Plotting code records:
· · · · · · ·
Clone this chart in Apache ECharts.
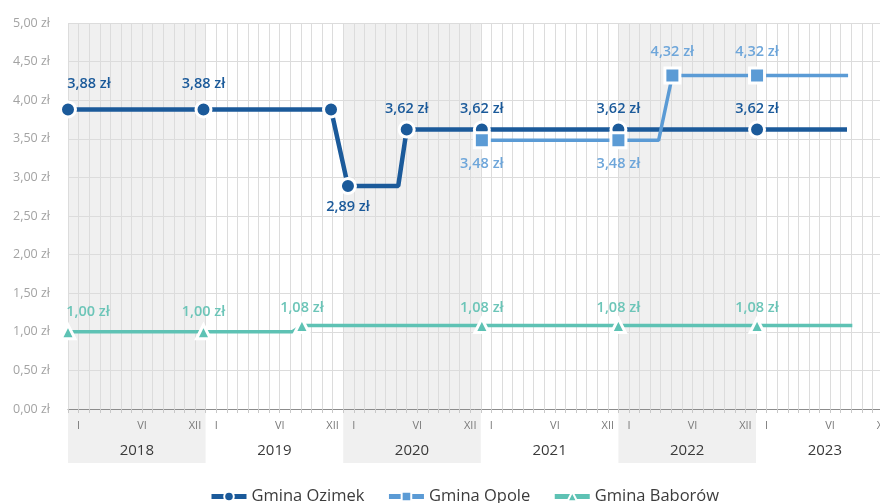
<!DOCTYPE html>
<html>
<head>
<meta charset="utf-8">
<script src="https://cdn.jsdelivr.net/npm/echarts@6/dist/echarts.min.js"></script>
<style>
  html, body { margin: 0; padding: 0; background: #fff; }
  #chart { width: 880px; height: 503px; }
</style>
</head>
<body>
<div id="chart"></div>
<script>
// Time axis: each year occupies 13 slots on the x scale.
const SLOTS_PER_YEAR = 13;
const years = [2018, 2019, 2020, 2021, 2022, 2023];
const shadedYears = [2018, 2020, 2022];
const monthNames = ['I', 'VI', 'XII'];
const monthSlots = [1, 7, 12];

// Water price per m3 (zł), points in slot units along the time axis.
const ozimekX = [0, 12.8, 24.85, 26.45, 31.2, 32, 39.1, 52, 65.1, 73.6];
const ozimekY = [3.88, 3.88, 3.88, 2.89, 2.89, 3.62, 3.62, 3.62, 3.62, 3.62];
const ozimekMarked = [1, 1, 1, 1, 0, 1, 1, 1, 1, 0];
const ozimekLabelled = [1, 1, 0, 1, 0, 1, 1, 1, 1, 0];

const opoleX = [39.1, 52, 55.8, 57.1, 65.1, 73.7];
const opoleY = [3.48, 3.48, 3.48, 4.32, 4.32, 4.32];
const opoleMarked = [1, 1, 0, 1, 1, 0];
const opoleLabelled = [1, 1, 0, 1, 1, 0];

const baborowX = [0, 12.8, 21.2, 22.1, 39.1, 52, 65.1, 74.1];
const baborowY = [1.00, 1.00, 1.00, 1.08, 1.08, 1.08, 1.08, 1.08];
const baborowMarked = [1, 1, 0, 1, 1, 1, 1, 0];
const baborowLabelled = [1, 1, 0, 1, 1, 1, 1, 0];

const X_MAX = 78;
const PLOT_LEFT = 68;
const PLOT_WIDTH = 825.6;   // runs past the right edge of the canvas
const FONT = '"Open Sans", "DejaVu Sans", sans-serif';

const zl = v => v.toFixed(2).replace('.', ',') + ' zł';

function buildData(xs, ys, marked, labelled, placeLabel) {
  return xs.map((x, i) => {
    const item = { value: [x, ys[i]] };
    if (!marked[i]) item.symbol = 'none';
    if (labelled[i]) {
      item.label = Object.assign({ show: true }, placeLabel(x, ys[i]));
    }
    return item;
  });
}

function lineSeries(name, data, color, labelColor, symbol, size, width) {
  return {
    name: name,
    type: 'line',
    xAxisIndex: 0,
    yAxisIndex: 0,
    data: data,
    symbol: symbol,
    symbolSize: size,
    lineStyle: { color: color, width: width },
    itemStyle: { color: color, borderColor: '#ffffff', borderWidth: 3 },
    label: {
      show: false,
      color: labelColor,
      fontFamily: FONT,
      fontSize: 14.5,
      fontWeight: 600,
      formatter: p => zl(p.value[1])
    },
    emphasis: { disabled: true },
    z: 3
  };
}

const bandAreas = shadedYears.map(y => {
  const start = (y - years[0]) * SLOTS_PER_YEAR;
  return [{ xAxis: start }, { xAxis: start + SLOTS_PER_YEAR }];
});

// Labels at the very first point are nudged right so they clear the axis labels.
const ozimekData = buildData(ozimekX, ozimekY, ozimekMarked, ozimekLabelled, (x, v) => ({
  position: v < 3 ? 'bottom' : 'top',
  distance: v > 3.8 ? 9 : 4,
  offset: x === 0 ? [21, 0] : [0, 0]
}));
const opoleData = buildData(opoleX, opoleY, opoleMarked, opoleLabelled, (x, v) => ({
  position: v < 4 ? 'bottom' : 'top',
  distance: 7
}));
const baborowData = buildData(baborowX, baborowY, baborowMarked, baborowLabelled, (x, v) => ({
  position: 'top',
  distance: v < 1.05 ? 4 : 2,
  offset: x === 0 ? [20, 0] : [0, 0]
}));

const chart = echarts.init(document.getElementById('chart'), null, { renderer: 'canvas' });

chart.setOption({
  animation: false,
  backgroundColor: '#ffffff',
  textStyle: { fontFamily: FONT },
  grid: [
    { left: PLOT_LEFT, width: PLOT_WIDTH, top: 23, height: 386, containLabel: false, outerBoundsMode: 'none' },
    { left: PLOT_LEFT, width: PLOT_WIDTH, top: 409, height: 54, containLabel: false, outerBoundsMode: 'none' }
  ],
  xAxis: [
    {
      gridIndex: 0,
      type: 'value',
      min: 0,
      max: X_MAX,
      interval: 1,
      axisLine: { show: true, lineStyle: { color: '#8c8c8c', width: 1 } },
      axisTick: { show: true, length: 4, lineStyle: { color: '#c8c8c8' } },
      splitLine: { show: true, lineStyle: { color: '#dcdcdc', width: 1 } },
      axisLabel: {
        margin: 11,
        fontSize: 11,
        color: '#7a7a7a',
        fontFamily: FONT,
        showMinLabel: true,
        showMaxLabel: true,
        formatter: v => {
          const k = monthSlots.indexOf(Math.round(v) % SLOTS_PER_YEAR);
          return k >= 0 ? monthNames[k] : '';
        }
      }
    },
    {
      gridIndex: 1,
      type: 'value',
      min: 0,
      max: X_MAX,
      interval: 0.5,
      axisLine: { show: false },
      axisTick: { show: false },
      splitLine: { show: false },
      axisLabel: {
        inside: true,
        margin: 5,
        fontSize: 15,
        color: '#3a3a3a',
        fontFamily: FONT,
        formatter: v => {
          if (v % SLOTS_PER_YEAR !== SLOTS_PER_YEAR / 2) return '';
          const idx = Math.floor(v / SLOTS_PER_YEAR);
          return idx < years.length ? String(years[idx]) : '';
        }
      }
    }
  ],
  yAxis: [
    {
      gridIndex: 0,
      type: 'value',
      min: 0,
      max: 5,
      interval: 0.5,
      axisLine: { show: false },
      axisTick: { show: false },
      splitLine: { show: true, lineStyle: { color: '#dcdcdc', width: 1 } },
      axisLabel: {
        margin: 18,
        fontSize: 12.5,
        color: '#a3a3a3',
        fontFamily: FONT,
        formatter: v => zl(v)
      }
    },
    { gridIndex: 1, type: 'value', min: 0, max: 1, show: false }
  ],
  legend: {
    left: 204,
    top: 483,
    itemWidth: 35,
    itemHeight: 12,
    itemGap: 22,
    lineStyle: { width: 5 },
    textStyle: { fontSize: 16.5, color: '#3c3c3c', fontFamily: FONT },
    data: ['Gmina Ozimek', 'Gmina Opole', 'Gmina Baborów']
  },
  series: [
    {
      type: 'line',
      xAxisIndex: 0,
      yAxisIndex: 0,
      data: [],
      silent: true,
      markArea: { silent: true, z: -1, itemStyle: { color: '#f0f0f0' }, data: bandAreas }
    },
    {
      type: 'line',
      xAxisIndex: 1,
      yAxisIndex: 1,
      data: [],
      silent: true,
      markArea: { silent: true, z: -1, itemStyle: { color: '#f0f0f0' }, data: bandAreas }
    },
    lineSeries('Gmina Ozimek', ozimekData, '#1b5a9a', '#1b5a9a', 'circle', 15, 4.5),
    lineSeries('Gmina Opole', opoleData, '#5b9bd5', '#6ea6da', 'rect', 15, 3.5),
    lineSeries('Gmina Baborów', baborowData, '#5ec2b4', '#6cc5b8', 'triangle', 14, 3.5)
  ]
});
</script>
</body>
</html>
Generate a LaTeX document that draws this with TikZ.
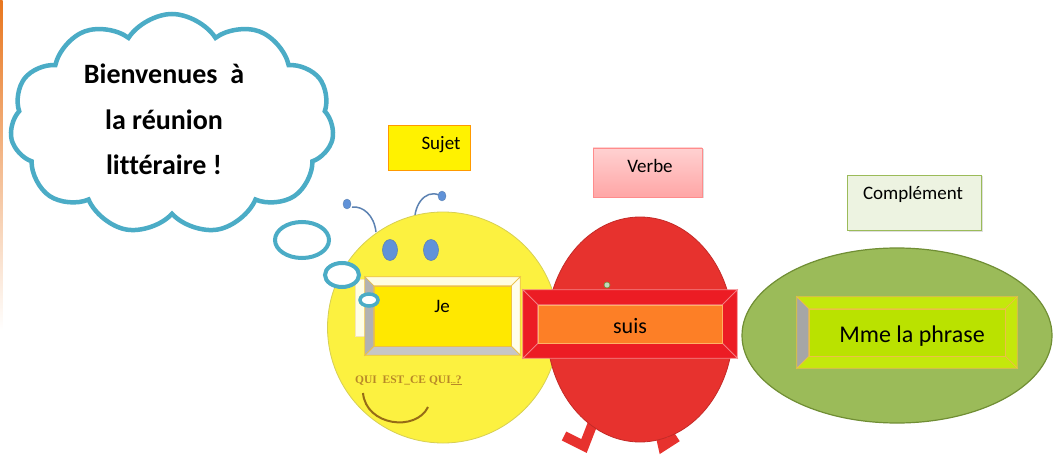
· · · · · · ·
Request>
Repeat the listing in full and exactly. Leave any pictures out.

Solution below>
Clone this chart in Apache ECharts.
<!DOCTYPE html>
<html>
<head>
<meta charset="utf-8">
<script src="https://cdn.jsdelivr.net/npm/echarts@6/dist/echarts.min.js"></script>
<style>
  html, body { margin: 0; padding: 0; background: #fff; }
  #chart { width: 880px; height: 503px; }
</style>
</head>
<body>
<div id="chart"></div>
<script>
// Time axis: each year occupies 13 slots on the x scale.
const SLOTS_PER_YEAR = 13;
const years = [2018, 2019, 2020, 2021, 2022, 2023];
const shadedYears = [2018, 2020, 2022];
const monthNames = ['I', 'VI', 'XII'];
const monthSlots = [1, 7, 12];

// Water price per m3 (zł), points in slot units along the time axis.
const ozimekX = [0, 12.8, 24.85, 26.45, 31.2, 32, 39.1, 52, 65.1, 73.6];
const ozimekY = [3.88, 3.88, 3.88, 2.89, 2.89, 3.62, 3.62, 3.62, 3.62, 3.62];
const ozimekMarked = [1, 1, 1, 1, 0, 1, 1, 1, 1, 0];
const ozimekLabelled = [1, 1, 0, 1, 0, 1, 1, 1, 1, 0];

const opoleX = [39.1, 52, 55.8, 57.1, 65.1, 73.7];
const opoleY = [3.48, 3.48, 3.48, 4.32, 4.32, 4.32];
const opoleMarked = [1, 1, 0, 1, 1, 0];
const opoleLabelled = [1, 1, 0, 1, 1, 0];

const baborowX = [0, 12.8, 21.2, 22.1, 39.1, 52, 65.1, 74.1];
const baborowY = [1.00, 1.00, 1.00, 1.08, 1.08, 1.08, 1.08, 1.08];
const baborowMarked = [1, 1, 0, 1, 1, 1, 1, 0];
const baborowLabelled = [1, 1, 0, 1, 1, 1, 1, 0];

const X_MAX = 78;
const PLOT_LEFT = 68;
const PLOT_WIDTH = 825.6;   // runs past the right edge of the canvas
const FONT = '"Open Sans", "DejaVu Sans", sans-serif';

const zl = v => v.toFixed(2).replace('.', ',') + ' zł';

function buildData(xs, ys, marked, labelled, placeLabel) {
  return xs.map((x, i) => {
    const item = { value: [x, ys[i]] };
    if (!marked[i]) item.symbol = 'none';
    if (labelled[i]) {
      item.label = Object.assign({ show: true }, placeLabel(x, ys[i]));
    }
    return item;
  });
}

function lineSeries(name, data, color, labelColor, symbol, size, width) {
  return {
    name: name,
    type: 'line',
    xAxisIndex: 0,
    yAxisIndex: 0,
    data: data,
    symbol: symbol,
    symbolSize: size,
    lineStyle: { color: color, width: width },
    itemStyle: { color: color, borderColor: '#ffffff', borderWidth: 3 },
    label: {
      show: false,
      color: labelColor,
      fontFamily: FONT,
      fontSize: 14.5,
      fontWeight: 600,
      formatter: p => zl(p.value[1])
    },
    emphasis: { disabled: true },
    z: 3
  };
}

const bandAreas = shadedYears.map(y => {
  const start = (y - years[0]) * SLOTS_PER_YEAR;
  return [{ xAxis: start }, { xAxis: start + SLOTS_PER_YEAR }];
});

// Labels at the very first point are nudged right so they clear the axis labels.
const ozimekData = buildData(ozimekX, ozimekY, ozimekMarked, ozimekLabelled, (x, v) => ({
  position: v < 3 ? 'bottom' : 'top',
  distance: v > 3.8 ? 9 : 4,
  offset: x === 0 ? [21, 0] : [0, 0]
}));
const opoleData = buildData(opoleX, opoleY, opoleMarked, opoleLabelled, (x, v) => ({
  position: v < 4 ? 'bottom' : 'top',
  distance: 7
}));
const baborowData = buildData(baborowX, baborowY, baborowMarked, baborowLabelled, (x, v) => ({
  position: 'top',
  distance: v < 1.05 ? 4 : 2,
  offset: x === 0 ? [20, 0] : [0, 0]
}));

const chart = echarts.init(document.getElementById('chart'), null, { renderer: 'canvas' });

chart.setOption({
  animation: false,
  backgroundColor: '#ffffff',
  textStyle: { fontFamily: FONT },
  grid: [
    { left: PLOT_LEFT, width: PLOT_WIDTH, top: 23, height: 386, containLabel: false, outerBoundsMode: 'none' },
    { left: PLOT_LEFT, width: PLOT_WIDTH, top: 409, height: 54, containLabel: false, outerBoundsMode: 'none' }
  ],
  xAxis: [
    {
      gridIndex: 0,
      type: 'value',
      min: 0,
      max: X_MAX,
      interval: 1,
      axisLine: { show: true, lineStyle: { color: '#8c8c8c', width: 1 } },
      axisTick: { show: true, length: 4, lineStyle: { color: '#c8c8c8' } },
      splitLine: { show: true, lineStyle: { color: '#dcdcdc', width: 1 } },
      axisLabel: {
        margin: 11,
        fontSize: 11,
        color: '#7a7a7a',
        fontFamily: FONT,
        showMinLabel: true,
        showMaxLabel: true,
        formatter: v => {
          const k = monthSlots.indexOf(Math.round(v) % SLOTS_PER_YEAR);
          return k >= 0 ? monthNames[k] : '';
        }
      }
    },
    {
      gridIndex: 1,
      type: 'value',
      min: 0,
      max: X_MAX,
      interval: 0.5,
      axisLine: { show: false },
      axisTick: { show: false },
      splitLine: { show: false },
      axisLabel: {
        inside: true,
        margin: 5,
        fontSize: 15,
        color: '#3a3a3a',
        fontFamily: FONT,
        formatter: v => {
          if (v % SLOTS_PER_YEAR !== SLOTS_PER_YEAR / 2) return '';
          const idx = Math.floor(v / SLOTS_PER_YEAR);
          return idx < years.length ? String(years[idx]) : '';
        }
      }
    }
  ],
  yAxis: [
    {
      gridIndex: 0,
      type: 'value',
      min: 0,
      max: 5,
      interval: 0.5,
      axisLine: { show: false },
      axisTick: { show: false },
      splitLine: { show: true, lineStyle: { color: '#dcdcdc', width: 1 } },
      axisLabel: {
        margin: 18,
        fontSize: 12.5,
        color: '#a3a3a3',
        fontFamily: FONT,
        formatter: v => zl(v)
      }
    },
    { gridIndex: 1, type: 'value', min: 0, max: 1, show: false }
  ],
  legend: {
    left: 204,
    top: 483,
    itemWidth: 35,
    itemHeight: 12,
    itemGap: 22,
    lineStyle: { width: 5 },
    textStyle: { fontSize: 16.5, color: '#3c3c3c', fontFamily: FONT },
    data: ['Gmina Ozimek', 'Gmina Opole', 'Gmina Baborów']
  },
  series: [
    {
      type: 'line',
      xAxisIndex: 0,
      yAxisIndex: 0,
      data: [],
      silent: true,
      markArea: { silent: true, z: -1, itemStyle: { color: '#f0f0f0' }, data: bandAreas }
    },
    {
      type: 'line',
      xAxisIndex: 1,
      yAxisIndex: 1,
      data: [],
      silent: true,
      markArea: { silent: true, z: -1, itemStyle: { color: '#f0f0f0' }, data: bandAreas }
    },
    lineSeries('Gmina Ozimek', ozimekData, '#1b5a9a', '#1b5a9a', 'circle', 15, 4.5),
    lineSeries('Gmina Opole', opoleData, '#5b9bd5', '#6ea6da', 'rect', 15, 3.5),
    lineSeries('Gmina Baborów', baborowData, '#5ec2b4', '#6cc5b8', 'triangle', 14, 3.5)
  ]
});
</script>
</body>
</html>
Generate a LaTeX document that draws this with TikZ.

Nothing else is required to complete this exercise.